Les plus audacieux sont les "petits" candidats de gauche, à l'exception d'Arlette Laguiller, qui ignore la thématique. Tous suppriment l'essentiel des pouvoirs du président de la République, voire son élection au suffrage universel direct. La VIe République de José Bové comme celle d'Olivier Besancenot est un régime d'assemblée, fondé sur la subordination complète du gouvernement à l'Assemblée nationale. Marie-George Buffet comme Dominique Voynet proposent un régime primo-ministériel gangrené par le poids du scrutin proportionnel et la limitation radicale des outils de rationalisation du parlementarisme. Autrement dit, à la gauche du PS, la VIe République, c'est... un retour à la IVe République.

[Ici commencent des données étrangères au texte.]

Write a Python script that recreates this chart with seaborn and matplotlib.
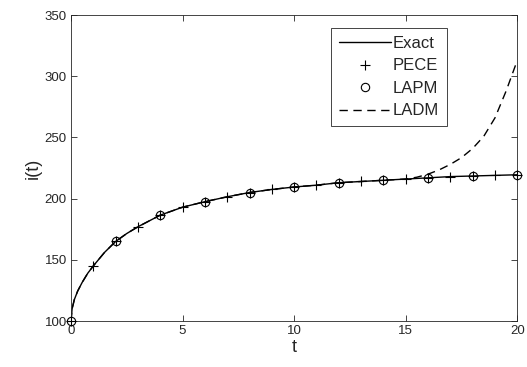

Est-ce à dire qu'une VIe République rompant avec le présidentialisme irresponsable de la Ve République est impossible ? Qu'il est utopique de rêver pour la France d'une véritable démocratie parlementaire stable et efficace, sur le modèle européen, où le pouvoir gouvernant issu des élections législatives soit responsable de son action devant la représentation nationale ? Que le verrou de l'élection présidentielle bride toutes les initiatives de modernisation démocratique de nos institutions chez ceux qui ont quelque chance d'accéder à la présidence de la République ?
La campagne présidentielle n'est pas terminée. Le pouvoir gouvernant ne sera d'ailleurs attribué qu'au terme des élections législatives. L'idée d'une procédure constituante participative a été lancée. Il existe donc un espace politique suffisant pour relever le défi du contenu de la VIe République. Un défi qui pourrait se révéler gagnant si la gauche trouvait là un moyen de se rassembler.